The voice in my head said "Unicode"
September 12, 2005 at 11:20 PM by Dr. Drang
Last Friday’s post about Attaché magazine contained three acute e (é) characters, which got me thinking about encoding and whether I’m doing things right. The Right Thing, of course, is to use Unicode (specifically UTF-8) so that every character I could ever need is available and I’m not so US- and Western Euro-centric.
I couldn’t do the Right Thing when I was using Linux, because my fave rave text editor (NEdit) didn’t do UTF-8. So I stuck with ISO Latin-1, and apart from a nagging feeling that the world was passing me by, everything was hunky dory.
When I first moved to the Mac, I thought “Now’s the time to go UTF-8.” But when I wrote my first Perl program on the Mac and tried to run it from the command line, I got a withering “cannot execute binary file” error message from the shell. So back to Latin-1 and the nagging feeling.

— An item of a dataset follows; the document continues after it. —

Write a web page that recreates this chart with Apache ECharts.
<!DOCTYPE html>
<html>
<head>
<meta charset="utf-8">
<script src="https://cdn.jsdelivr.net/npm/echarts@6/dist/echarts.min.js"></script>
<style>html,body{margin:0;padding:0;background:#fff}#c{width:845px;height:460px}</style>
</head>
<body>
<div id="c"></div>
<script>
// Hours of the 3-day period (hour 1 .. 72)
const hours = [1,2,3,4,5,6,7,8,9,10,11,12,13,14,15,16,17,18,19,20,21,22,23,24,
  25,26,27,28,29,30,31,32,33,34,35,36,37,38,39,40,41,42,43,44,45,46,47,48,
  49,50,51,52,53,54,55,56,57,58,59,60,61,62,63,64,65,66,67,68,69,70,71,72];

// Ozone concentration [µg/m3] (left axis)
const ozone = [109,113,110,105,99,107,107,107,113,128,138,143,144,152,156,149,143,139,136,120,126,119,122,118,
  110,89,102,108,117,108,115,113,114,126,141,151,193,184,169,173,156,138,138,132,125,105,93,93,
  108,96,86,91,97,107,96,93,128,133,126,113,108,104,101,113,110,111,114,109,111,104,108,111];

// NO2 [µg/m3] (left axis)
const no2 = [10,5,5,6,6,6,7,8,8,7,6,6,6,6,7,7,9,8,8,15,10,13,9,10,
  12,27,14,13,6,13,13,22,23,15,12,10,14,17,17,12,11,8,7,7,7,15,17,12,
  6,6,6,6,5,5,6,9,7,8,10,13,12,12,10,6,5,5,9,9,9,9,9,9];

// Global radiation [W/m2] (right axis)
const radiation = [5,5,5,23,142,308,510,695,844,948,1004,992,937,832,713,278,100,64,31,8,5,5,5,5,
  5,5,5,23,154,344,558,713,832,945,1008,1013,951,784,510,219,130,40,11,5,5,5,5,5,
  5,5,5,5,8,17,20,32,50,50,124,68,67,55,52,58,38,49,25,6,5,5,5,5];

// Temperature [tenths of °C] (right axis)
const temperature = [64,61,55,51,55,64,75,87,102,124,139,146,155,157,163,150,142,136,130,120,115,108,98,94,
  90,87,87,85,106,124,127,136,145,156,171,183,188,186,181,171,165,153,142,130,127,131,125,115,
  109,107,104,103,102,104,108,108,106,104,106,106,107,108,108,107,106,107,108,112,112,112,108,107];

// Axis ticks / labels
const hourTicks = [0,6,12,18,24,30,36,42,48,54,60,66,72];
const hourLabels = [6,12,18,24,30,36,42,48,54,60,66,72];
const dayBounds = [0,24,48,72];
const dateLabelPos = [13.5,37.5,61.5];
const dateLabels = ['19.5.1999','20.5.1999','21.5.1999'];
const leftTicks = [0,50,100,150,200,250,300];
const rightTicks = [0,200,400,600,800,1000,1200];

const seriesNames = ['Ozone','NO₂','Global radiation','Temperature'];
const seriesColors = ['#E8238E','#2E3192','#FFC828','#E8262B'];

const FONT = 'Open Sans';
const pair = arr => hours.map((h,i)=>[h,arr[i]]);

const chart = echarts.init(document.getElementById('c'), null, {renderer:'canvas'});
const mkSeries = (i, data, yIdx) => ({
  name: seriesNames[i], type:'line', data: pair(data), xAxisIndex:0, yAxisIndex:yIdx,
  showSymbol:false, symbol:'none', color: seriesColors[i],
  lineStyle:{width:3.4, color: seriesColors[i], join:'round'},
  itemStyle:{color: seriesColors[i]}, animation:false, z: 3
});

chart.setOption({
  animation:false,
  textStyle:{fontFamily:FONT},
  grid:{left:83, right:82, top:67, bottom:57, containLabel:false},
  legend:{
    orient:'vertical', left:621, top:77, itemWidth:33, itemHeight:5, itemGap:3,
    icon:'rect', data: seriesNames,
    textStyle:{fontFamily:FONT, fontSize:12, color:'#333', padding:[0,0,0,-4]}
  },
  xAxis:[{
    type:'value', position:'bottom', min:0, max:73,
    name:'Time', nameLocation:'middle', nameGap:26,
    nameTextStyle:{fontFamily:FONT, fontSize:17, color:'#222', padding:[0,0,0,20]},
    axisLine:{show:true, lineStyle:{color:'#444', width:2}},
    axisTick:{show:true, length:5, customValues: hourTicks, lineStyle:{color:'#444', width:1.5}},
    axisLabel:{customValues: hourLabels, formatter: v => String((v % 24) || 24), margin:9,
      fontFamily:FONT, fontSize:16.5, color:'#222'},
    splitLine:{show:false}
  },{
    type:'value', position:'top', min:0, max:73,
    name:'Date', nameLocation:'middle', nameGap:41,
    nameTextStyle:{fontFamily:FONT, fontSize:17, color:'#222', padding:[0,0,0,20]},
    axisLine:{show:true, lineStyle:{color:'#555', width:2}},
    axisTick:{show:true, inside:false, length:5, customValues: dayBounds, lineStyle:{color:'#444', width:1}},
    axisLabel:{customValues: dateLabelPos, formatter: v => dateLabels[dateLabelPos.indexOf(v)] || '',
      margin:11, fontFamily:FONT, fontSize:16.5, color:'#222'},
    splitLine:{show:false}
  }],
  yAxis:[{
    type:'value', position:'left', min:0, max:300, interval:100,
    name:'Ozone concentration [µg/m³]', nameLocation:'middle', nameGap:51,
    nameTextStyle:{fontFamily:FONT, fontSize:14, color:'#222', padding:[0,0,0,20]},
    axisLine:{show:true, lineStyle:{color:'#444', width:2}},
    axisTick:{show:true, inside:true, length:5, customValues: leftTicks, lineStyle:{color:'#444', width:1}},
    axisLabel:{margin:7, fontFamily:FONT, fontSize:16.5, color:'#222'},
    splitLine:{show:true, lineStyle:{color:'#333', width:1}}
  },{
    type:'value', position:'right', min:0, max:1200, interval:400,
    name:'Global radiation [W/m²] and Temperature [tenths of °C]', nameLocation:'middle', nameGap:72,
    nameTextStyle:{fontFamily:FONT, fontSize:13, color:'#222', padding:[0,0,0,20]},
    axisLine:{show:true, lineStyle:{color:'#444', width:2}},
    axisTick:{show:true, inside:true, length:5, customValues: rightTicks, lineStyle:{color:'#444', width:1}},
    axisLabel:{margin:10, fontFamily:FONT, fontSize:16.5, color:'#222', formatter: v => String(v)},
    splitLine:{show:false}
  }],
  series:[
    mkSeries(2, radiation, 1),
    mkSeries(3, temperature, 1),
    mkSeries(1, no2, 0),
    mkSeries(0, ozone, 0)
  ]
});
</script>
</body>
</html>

After the Attaché post—done in Latin-1—I decided to have a go at Unicode again. I learned that Unicode is the official encoding of the Web and that Latin-1 holdouts like me were to be looked down on with a combination of pity and derision. I also learned that UTF-8 files often have a byte order mark (BOM) at the beginning that identifies the file as UTF-8. The BOM gets in the way of the shell, which is looking for the shebang (#!) as the first two characters. The BOM, however, doesn’t have to be present, and my new fave rave text editor (BBEdit) has a way of choosing to encode as UTF-8 without the BOM. (I wasn’t using BBEdit when I first changed over to the Mac, and my early attempts at UTF-8 that didn’t pass muster with the shell must have been BOMed.) So I set my default encoding for new files in BBEdit to UTF-8 sans BOM, and changed the encoding of the Attaché post and the surrounding blog template code to the same.
Which wrecked the blog, causing funny characters to show up wherever é was supposed to be. Ah, I thought, Safari is probably set to use Latin-1 by default. Wrong, Safari’s preferences were set to UTF-8. But the files were UTF-8! WTF-8? After a bit of nosing around in Google and a visit to http://web-sniffer.net, I learned that the browser was being forced to interpret the charset as Latin-1 by the HTTP Content-Type header. A little more exploration of the blog templating code (blosxom, by the way) and I’m now Unicode all the way.
And feeling pretty righteous about it.